Friday, April 8, 2011

No more. Please.


(Josh Radnor and Michael Aligieri in Happy Thank You More Please/Anchor Bay films)
          
            Motion Studies are not supposed to be holistic; they only concern themselves with a piece of something larger. But with a film like the recent Happy Thank You More Please, an exception must be made.
            Writer-Director-Star Josh Radnor’s film contains one image of protagonist Sam (Radnor) sitting on the stoop of his apartment building, drinking a Brooklyn Lager from the bottle. Beside him sits a mysterious black child named Rasheen (Michael Algieri) he has taken in (technically kidnapped) for a week, sipping from a coke can. It is a sunny day. Everything in the frame is somehow bright; the homey brown of the apartment steps and the beer bottle, the redness of the coke can, the fashionable blue and white neo-bohemian attire Sam never sheds, the darkness of Rasheen’s skin. Even the blackness of Sam’s trimmed beard, a vision of endearing scruffiness is “bright.” Variations of this image are repeated several times in the film, always involving a conversation, always playing on the theme of hapless friendship. But the brightness within this shot is really a grasp towards some idea of sophistication. So it must be here where it all turns dark.
            The brightness—both intellectual and visual—of every frame in Happy Thank You More Please destroys its own ambition. It means to illuminate, by way of a series of serio-comic gestures, the lives of young, smart people who don’t have their lives figured out yet, but who are on their way towards some sort of inner enlightenment. Its brightness also illuminates an already enlightened people who are ready to become more enlightened; who show a forthright cluelessness about the world as it exists outside of thrift stores and trust funds; who expect sympathy and even gratitude. Such brightness, when it shines on characters meant to be taken at face value, rather than ironically, shows that there is nothing really at stake amongst these comfortable lives. Yet not only is this not the stuff of drama or comedy; it is not the stuff of movement.
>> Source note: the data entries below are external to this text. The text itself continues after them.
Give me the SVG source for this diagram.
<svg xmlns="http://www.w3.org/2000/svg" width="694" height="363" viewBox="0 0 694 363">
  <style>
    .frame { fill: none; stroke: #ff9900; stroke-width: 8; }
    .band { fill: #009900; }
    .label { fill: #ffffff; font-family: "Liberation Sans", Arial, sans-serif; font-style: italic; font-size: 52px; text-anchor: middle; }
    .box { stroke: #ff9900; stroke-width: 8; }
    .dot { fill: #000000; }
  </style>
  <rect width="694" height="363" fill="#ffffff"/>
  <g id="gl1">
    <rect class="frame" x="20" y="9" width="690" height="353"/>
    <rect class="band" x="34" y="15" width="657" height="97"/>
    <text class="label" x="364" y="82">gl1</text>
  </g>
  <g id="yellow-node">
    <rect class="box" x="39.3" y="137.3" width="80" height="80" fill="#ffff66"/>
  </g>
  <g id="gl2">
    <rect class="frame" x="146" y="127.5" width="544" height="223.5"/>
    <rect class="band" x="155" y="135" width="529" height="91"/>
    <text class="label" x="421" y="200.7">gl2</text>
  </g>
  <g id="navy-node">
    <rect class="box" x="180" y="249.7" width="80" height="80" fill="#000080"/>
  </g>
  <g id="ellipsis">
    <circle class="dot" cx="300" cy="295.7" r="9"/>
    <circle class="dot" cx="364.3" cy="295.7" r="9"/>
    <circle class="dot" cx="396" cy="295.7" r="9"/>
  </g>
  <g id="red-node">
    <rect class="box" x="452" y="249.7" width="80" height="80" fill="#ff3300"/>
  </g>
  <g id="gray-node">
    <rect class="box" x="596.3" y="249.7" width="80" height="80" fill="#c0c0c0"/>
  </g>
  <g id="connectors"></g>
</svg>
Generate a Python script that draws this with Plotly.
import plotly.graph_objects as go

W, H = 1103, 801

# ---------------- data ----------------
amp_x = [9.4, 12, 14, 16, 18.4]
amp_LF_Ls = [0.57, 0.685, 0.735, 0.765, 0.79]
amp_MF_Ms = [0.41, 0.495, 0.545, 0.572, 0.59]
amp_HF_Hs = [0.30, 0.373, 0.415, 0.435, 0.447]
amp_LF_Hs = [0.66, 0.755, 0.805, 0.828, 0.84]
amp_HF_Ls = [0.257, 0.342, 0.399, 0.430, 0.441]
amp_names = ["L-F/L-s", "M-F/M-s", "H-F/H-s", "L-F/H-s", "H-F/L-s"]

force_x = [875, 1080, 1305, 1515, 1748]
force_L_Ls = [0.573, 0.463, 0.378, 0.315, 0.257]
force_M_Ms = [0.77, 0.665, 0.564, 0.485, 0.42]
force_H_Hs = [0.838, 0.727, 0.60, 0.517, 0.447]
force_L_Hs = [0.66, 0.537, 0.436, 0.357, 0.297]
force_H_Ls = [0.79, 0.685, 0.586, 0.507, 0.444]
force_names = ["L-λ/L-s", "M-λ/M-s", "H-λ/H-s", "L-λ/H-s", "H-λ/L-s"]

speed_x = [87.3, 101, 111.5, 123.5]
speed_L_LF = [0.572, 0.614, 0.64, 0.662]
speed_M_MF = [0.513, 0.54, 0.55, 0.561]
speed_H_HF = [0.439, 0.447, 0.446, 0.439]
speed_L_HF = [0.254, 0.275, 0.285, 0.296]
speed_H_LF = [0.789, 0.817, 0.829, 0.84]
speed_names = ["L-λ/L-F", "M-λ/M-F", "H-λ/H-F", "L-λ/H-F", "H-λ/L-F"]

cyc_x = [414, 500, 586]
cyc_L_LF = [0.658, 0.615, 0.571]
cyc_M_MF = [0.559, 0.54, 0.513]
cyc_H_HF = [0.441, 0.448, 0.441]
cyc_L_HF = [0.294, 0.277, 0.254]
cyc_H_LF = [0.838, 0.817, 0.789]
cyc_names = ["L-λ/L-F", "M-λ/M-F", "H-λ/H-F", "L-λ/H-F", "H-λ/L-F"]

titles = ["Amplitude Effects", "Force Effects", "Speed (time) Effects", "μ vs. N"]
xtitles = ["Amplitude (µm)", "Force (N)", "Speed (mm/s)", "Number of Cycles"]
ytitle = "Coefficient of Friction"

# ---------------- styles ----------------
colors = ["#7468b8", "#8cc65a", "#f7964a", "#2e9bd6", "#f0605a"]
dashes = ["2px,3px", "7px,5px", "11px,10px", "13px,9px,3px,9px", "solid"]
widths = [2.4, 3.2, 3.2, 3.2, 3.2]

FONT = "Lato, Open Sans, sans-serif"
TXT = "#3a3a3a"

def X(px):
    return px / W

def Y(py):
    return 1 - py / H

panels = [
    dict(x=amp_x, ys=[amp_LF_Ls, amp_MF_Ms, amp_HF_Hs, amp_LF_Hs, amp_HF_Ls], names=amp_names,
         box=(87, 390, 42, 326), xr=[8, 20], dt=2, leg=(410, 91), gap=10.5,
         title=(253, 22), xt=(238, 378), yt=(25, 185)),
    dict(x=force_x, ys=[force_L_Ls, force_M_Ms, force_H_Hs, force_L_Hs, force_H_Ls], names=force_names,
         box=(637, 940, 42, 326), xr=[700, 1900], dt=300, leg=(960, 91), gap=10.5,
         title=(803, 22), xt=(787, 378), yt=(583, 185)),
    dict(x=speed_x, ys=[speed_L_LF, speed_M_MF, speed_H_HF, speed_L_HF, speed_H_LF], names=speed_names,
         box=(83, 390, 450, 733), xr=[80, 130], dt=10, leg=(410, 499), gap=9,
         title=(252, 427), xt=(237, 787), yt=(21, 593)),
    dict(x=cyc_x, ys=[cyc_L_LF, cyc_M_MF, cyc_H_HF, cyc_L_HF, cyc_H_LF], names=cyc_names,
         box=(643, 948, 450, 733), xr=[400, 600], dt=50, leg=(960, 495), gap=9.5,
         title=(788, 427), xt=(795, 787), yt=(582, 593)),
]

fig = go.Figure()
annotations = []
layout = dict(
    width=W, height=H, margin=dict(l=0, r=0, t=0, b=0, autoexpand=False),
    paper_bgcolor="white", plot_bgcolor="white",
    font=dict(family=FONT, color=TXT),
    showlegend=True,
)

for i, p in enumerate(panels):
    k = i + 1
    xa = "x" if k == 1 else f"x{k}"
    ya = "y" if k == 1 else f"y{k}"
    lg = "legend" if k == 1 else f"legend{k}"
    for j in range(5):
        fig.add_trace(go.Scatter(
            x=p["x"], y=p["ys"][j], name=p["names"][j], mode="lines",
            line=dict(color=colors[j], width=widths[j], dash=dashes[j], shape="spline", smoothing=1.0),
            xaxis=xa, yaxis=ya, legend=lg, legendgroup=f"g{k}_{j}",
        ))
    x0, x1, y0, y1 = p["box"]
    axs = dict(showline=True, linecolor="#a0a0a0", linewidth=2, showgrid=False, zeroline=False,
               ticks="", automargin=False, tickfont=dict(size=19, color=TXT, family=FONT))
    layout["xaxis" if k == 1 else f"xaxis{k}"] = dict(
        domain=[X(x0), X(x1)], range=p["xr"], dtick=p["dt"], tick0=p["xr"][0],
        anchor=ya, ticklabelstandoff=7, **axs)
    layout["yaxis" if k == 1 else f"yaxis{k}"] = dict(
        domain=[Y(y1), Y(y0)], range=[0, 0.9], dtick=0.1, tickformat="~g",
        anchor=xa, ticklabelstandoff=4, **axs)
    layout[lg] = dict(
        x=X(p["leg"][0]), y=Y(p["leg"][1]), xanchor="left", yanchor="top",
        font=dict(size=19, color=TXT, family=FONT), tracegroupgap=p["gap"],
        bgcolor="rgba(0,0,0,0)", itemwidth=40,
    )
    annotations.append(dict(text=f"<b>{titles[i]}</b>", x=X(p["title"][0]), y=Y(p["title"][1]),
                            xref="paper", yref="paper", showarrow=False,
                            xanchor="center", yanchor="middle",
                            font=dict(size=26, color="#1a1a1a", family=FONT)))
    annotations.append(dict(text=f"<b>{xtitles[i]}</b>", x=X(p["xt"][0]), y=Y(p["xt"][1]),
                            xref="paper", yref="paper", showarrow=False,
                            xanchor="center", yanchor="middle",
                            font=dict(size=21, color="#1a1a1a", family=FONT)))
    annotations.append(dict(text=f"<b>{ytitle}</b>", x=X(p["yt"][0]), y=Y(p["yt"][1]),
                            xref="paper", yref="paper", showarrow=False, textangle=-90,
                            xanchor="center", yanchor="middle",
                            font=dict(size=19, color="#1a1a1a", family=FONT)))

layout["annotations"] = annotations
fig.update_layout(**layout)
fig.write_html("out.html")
            Which brings up the one significant piece of motion within the shot of Sam and Rasheen drinking their beverages. Sam’s beer bottle swings up to his mouth, then casually back down to his legs, while he talks to Rasheen about his goals in life and art and not much else. The eye moves to nothing more than a bottle of beer, clearly labeled as Brooklyn Lager. Whether or not this counts as product placement is secondary; it is motion that doesn’t even try, that relies on cheap meaning and flashing amusement to passively exist. Radnor’s motion exists in a vacuum of indie music and brownstones. It whimpers rather than command his camera.